TURLOCK -- Maud Clark's task for Turlock High School's girls basketball season was to form a competitive team and hope they wouldn't be trounced in every matchup with local teams. Half of her players had no experience playing basketball and the other half had played just a little. As for coach Clark she had no experience at all.
While the prospects for the 1910 season for the Turlock team looked grim, they were about to embark upon an amazing run.
In September 1906, Turlock High opened its doors for its first class, though its doors actually were those of the town hall since there was no high school building at that time.
There were 22 students and two teachers, S.R. Douglas, who was also the principal, and Maud Clark. She taught all the regular classes and Latin. He taught his classes on the floor of the building while Clark taught them on the stage. They had no desks or even a library, but the teachers taught and the students learned.
For the next academic year, the school moved to its own building on the grounds of the Turlock Covenant Church. For the 1909-10 academic year, a girls basketball team was formed and Clark was coach.
With no idea of how to play or how to coach, the early part of the season saw the team lose a couple of games. According to the San Francisco Call of March 27, 1910, "her team was not even conceded a chance by some other members of the league."
Then a streak began that saw the team rack up one impressive win after another. On Dec. 11, they walloped Merced High, 37-10. After the holiday break came a 20-10 victory Jan. 8 over Stockton High. Two weeks later, they cleaned the court with Ceres, 24-5.
On Feb. 5, they came out the winners in a hard-fought contest with Modesto High, 17-15. A week later, they slipped past Oakdale, 17-13. On March 5, it was a victory over Sonora High, 22-12.
On March 12, it was another battle, this time a narrow victory over Lodi, 20-18. Six days later, they handily won the return match, 20-12.

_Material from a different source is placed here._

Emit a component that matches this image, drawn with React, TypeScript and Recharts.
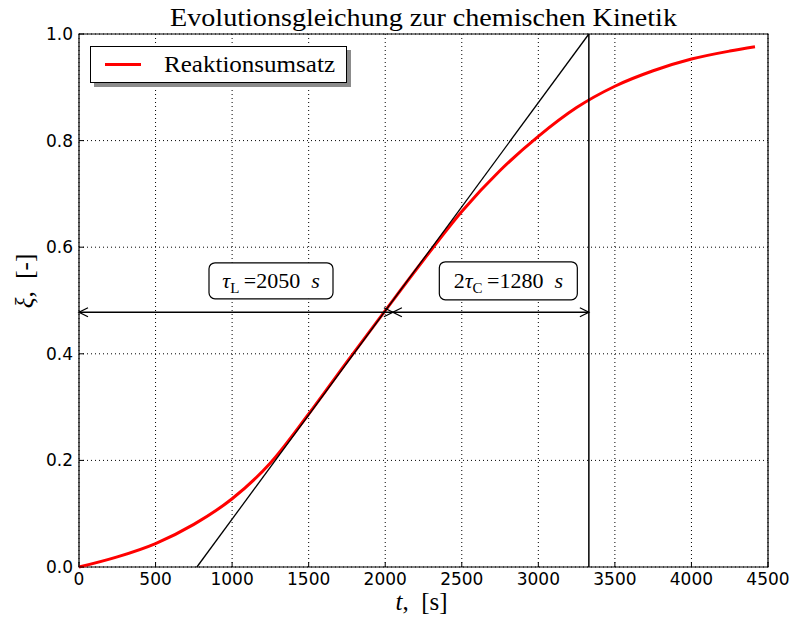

Most of the credit for the team's success, according to the reporter from The Call, belonged to the coach because "she went quietly ahead drilling the team in the rudiments of the game and working out with it the essentials of team play. At the same time she managed to infuse into the players a fine determined spirit, and as a result turned out a team, which proved itself invincible."
April 2 found the champions of the San Joaquin Valley league in Berkeley preparing to take on the winners of the Alameda league. The next day's Call described Turlock's 29-10 loss to Centerville as "exciting throughout, but Centerville outplayed their opponents at every stage of the contest."
After the next academic year, Clark married fellow Turlock High instructor Frank Glasson and they eventually moved to the coast, where she became a strong advocate for education.
What made Clark's winning of the league and appearance in a tournament semifinal so impressive wasn't just the team and coach's lack of experience, but what the Call reporter described as how the team was "handicapped as their average weight is only 115 pounds, and only one member of the team, the center, is above the ordinary height, the others averaging but 5 feet 2 inches."